Why have they been in the news? Restrictions have recently been placed on their use. While they are effective for the treatment of pneumonia, urinary tract infections, sinusitis and bronchitis among other things, there are some major downsides. Downsides significant enough to lead us to other options first.
Here are ten things to know about why the FDA placed restrictions on their use in 2016:
- Second line. For use in acute sinusitis, bronchitis and uncomplicated (no fever, nausea, vomiting) urinary tract infections, the serious adverse effects of these antibiotics may outweigh the benefits. Using another antibiotic first is recommended. This should be emphasized again as well—most cases of bronchitis are viral and do not require an antibiotic at all.
- Serious side effects. While side effects of ciprofloxacin and levofloxacin are uncommon, they can be disabling and potentially permanent.
- How they can harm. Side effects involving everything from the tendons, muscles and joints to the nerves and central nervous system have been described.
- Achilles heel. Achilles tendonitis and rupture, and less commonly, rotator cuff tendonitis, have been well documented with the use of levofloxacin and ciprofloxacin. This led to a 2008 black box warning on fluoroquinolone antibiotics.
- Blood sugar. In both diabetics and non-diabetics, the use of these antibiotics may cause both low sugars (hypoglycemia) and high sugars (hyperglycemia) more commonly than other antibiotics.

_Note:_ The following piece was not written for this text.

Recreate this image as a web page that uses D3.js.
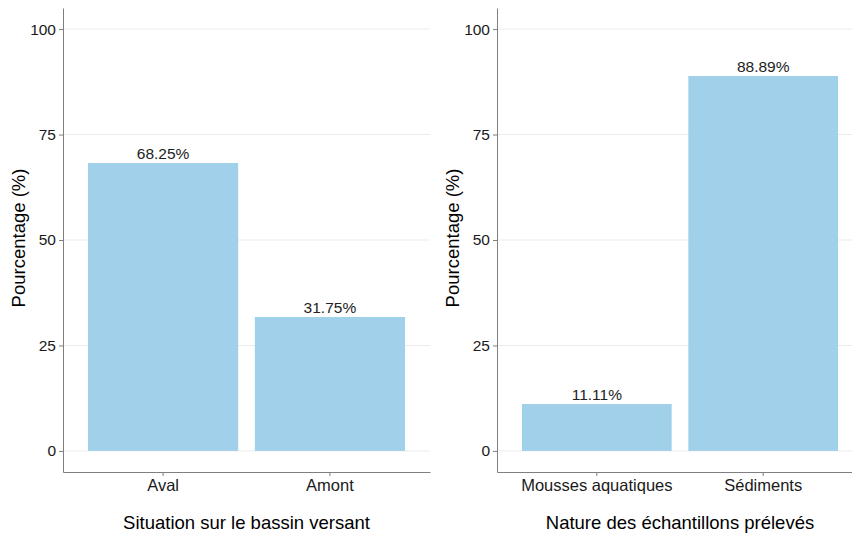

- Heart electrical issues. Fluoroquinolones can lead to arrhythmias. This is especially important if using levofloxacin or ciprofloxacin with amiodarone, a medication used to treat heart rhythm problems.
- Nerve pain. While rare, in some studies on Cipro and Levaquin, less than 1% of folks reported tingling, weakness and neuropathic (nerve) pain. These symptoms usually stopped after discontinued the medication.

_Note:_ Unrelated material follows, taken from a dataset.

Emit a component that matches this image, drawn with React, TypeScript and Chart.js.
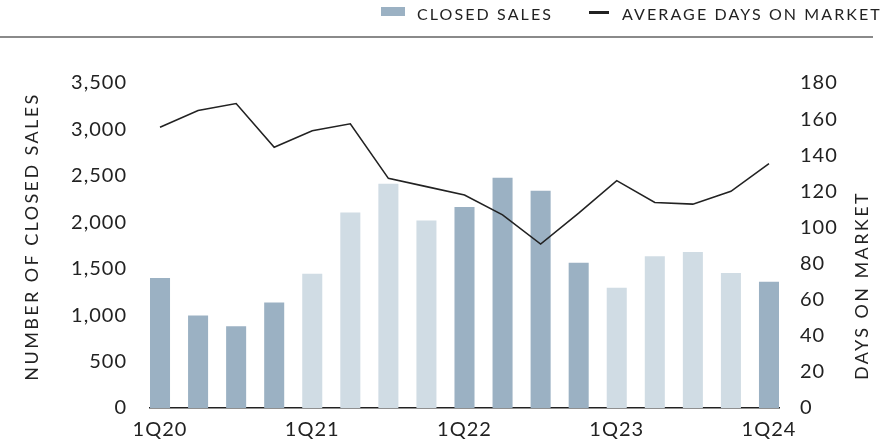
import React, { useEffect, useRef } from "react";
import { Chart, registerables } from "chart.js";

Chart.register(...registerables);

const quarters = [
  "1Q20", "2Q20", "3Q20", "4Q20",
  "1Q21", "2Q21", "3Q21", "4Q21",
  "1Q22", "2Q22", "3Q22", "4Q22",
  "1Q23", "2Q23", "3Q23", "4Q23",
  "1Q24",
];
const closedSales = [1400, 995, 880, 1135, 1445, 2105, 2415, 2020, 2165, 2480, 2340, 1565, 1295, 1635, 1680, 1455, 1360];
const avgDaysOnMarket = [155.5, 164.8, 168.6, 144.4, 153.6, 157.4, 127.2, 122.6, 118, 107, 90.8, 107.9, 125.9, 113.8, 112.9, 120, 135.3];
const salesTicks = [0, 500, 1000, 1500, 2000, 2500, 3000, 3500];
const domTicks = [0, 20, 40, 60, 80, 100, 120, 140, 160, 180];
const xTickIndices = [0, 4, 8, 12, 16];

const DARK = "#9bb1c3";
const LIGHT = "#d0dce4";
const TEXT = "#222222";
const FONT = "Lato";

const titlesPlugin = {
  id: "axisTitles",
  beforeDraw(chart: any) {
    chart.ctx.letterSpacing = "1px";
  },
  afterDraw(chart: any) {
    const { ctx, chartArea } = chart;
    const midY = (chartArea.top + chartArea.bottom) / 2;
    ctx.save();
    ctx.letterSpacing = "2.4px";
    ctx.font = `18px ${FONT}`;
    ctx.fillStyle = TEXT;
    ctx.textAlign = "center";
    ctx.textBaseline = "middle";
    ctx.save();
    ctx.translate(32, midY - 9);
    ctx.rotate(-Math.PI / 2);
    ctx.fillText("NUMBER OF CLOSED SALES", 0, 0);
    ctx.restore();
    ctx.save();
    ctx.translate(chart.width - 29, midY + 40);
    ctx.rotate(-Math.PI / 2);
    ctx.fillText("DAYS ON MARKET", 0, 0);
    ctx.restore();
    ctx.restore();
  },
};

export default function App() {
  const canvasRef = useRef<HTMLCanvasElement | null>(null);

  useEffect(() => {
    if (!canvasRef.current) return;
    const barColors = quarters.map((q) => (parseInt(q.slice(2), 10) % 2 === 0 ? DARK : LIGHT));
    const chart = new Chart(canvasRef.current, {
      type: "bar",
      data: {
        datasets: [
          {
            type: "line",
            label: "AVERAGE DAYS ON MARKET",
            data: avgDaysOnMarket.map((v, i) => ({ x: i, y: v })),
            yAxisID: "y2",
            borderColor: TEXT,
            borderWidth: 1.6,
            pointRadius: 0,
            tension: 0,
            order: 0,
          } as any,
          {
            type: "bar",
            label: "CLOSED SALES",
            data: closedSales.map((v, i) => ({ x: i, y: v })),
            yAxisID: "y",
            backgroundColor: barColors,
            categoryPercentage: 1,
            barPercentage: 20 / 38,
            order: 1,
          } as any,
        ],
      },
      options: {
        animation: false,
        responsive: false,
        maintainAspectRatio: false,
        layout: { padding: { top: 83, left: 0, right: 0, bottom: 0 } },
        plugins: {
          legend: { display: false },
          tooltip: { enabled: false },
        },
        scales: {
          x: {
            type: "linear",
            offset: false,
            min: -10 / 38,
            max: quarters.length - 1 + 10 / 38,
            grid: { display: false, drawTicks: false, offset: false },
            border: { display: true, color: TEXT, width: 1.5 },
            afterBuildTicks: (s: any) => {
              s.ticks = xTickIndices.map((v) => ({ value: v }));
            },
            afterFit: (s: any) => {
              s.height = 33;
            },
            ticks: {
              autoSkip: false,
              maxRotation: 0,
              padding: 10,
              color: TEXT,
              font: { family: FONT, size: 20 },
              callback: (v: any) => quarters[v as number] ?? "",
            },
          },
          y: {
            type: "linear",
            position: "left",
            min: 0,
            max: 3500,
            grid: { display: false, drawTicks: false },
            border: { display: false },
            afterBuildTicks: (s: any) => {
              s.ticks = salesTicks.map((v) => ({ value: v }));
            },
            afterFit: (s: any) => {
              s.width = 150;
            },
            ticks: {
              padding: 23,
              color: TEXT,
              font: { family: FONT, size: 20 },
              callback: (v: any) => Number(v).toLocaleString("en-US"),
            },
          },
          y2: {
            type: "linear",
            position: "right",
            min: 0,
            max: 180,
            grid: { display: false, drawTicks: false },
            border: { display: false },
            afterBuildTicks: (s: any) => {
              s.ticks = domTicks.map((v) => ({ value: v }));
            },
            afterFit: (s: any) => {
              s.width = 112;
            },
            ticks: {
              padding: 21,
              color: TEXT,
              font: { family: FONT, size: 20 },
            },
          },
        },
      },
      plugins: [titlesPlugin],
    });
    return () => chart.destroy();
  }, []);

  const legendText: React.CSSProperties = {
    position: "absolute",
    top: 4,
    fontFamily: FONT,
    fontSize: 16,
    letterSpacing: "2.1px",
    color: TEXT,
    lineHeight: "normal",
    whiteSpace: "nowrap",
  };

  return (
    <div style={{ position: "fixed", left: 0, top: 0, width: 891, height: 443, background: "#fff" }}>
      <canvas ref={canvasRef} width={891} height={443} style={{ position: "absolute", left: 0, top: 0, width: 891, height: 443 }} />
      <div style={{ position: "absolute", left: 381, top: 7, width: 24, height: 9, background: DARK }} />
      <div style={{ ...legendText, left: 417 }}>CLOSED SALES</div>
      <div style={{ position: "absolute", left: 589, top: 11, width: 20, height: 3, background: TEXT }} />
      <div style={{ ...legendText, left: 622 }}>AVERAGE DAYS ON MARKET</div>
      <div style={{ position: "absolute", left: 0, top: 36, width: 873, height: 2, background: "#8a8a8a" }} />
    </div>
  );
}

- Interactions. Levofloxacin and ciprofloxacin also interact with other medications and supplements.
- Iron and Zinc. Taking fluoroquinolones with certain supplements reduces absorption so they aren’t as effective. This includes iron sulfate or a multivitamin containing zinc.
- Nonsteroidal anti-inflammatory drugs (NSAIDs). Taking over the counter NSAIDS (ibuprofen, Motrin, Aleve) with fluoroquinolones may increase your risk of central nervous system effects and seizures.
Don’t get me wrong, these can be life saving antibiotics, but we need to be armed with all of the risks and benefits.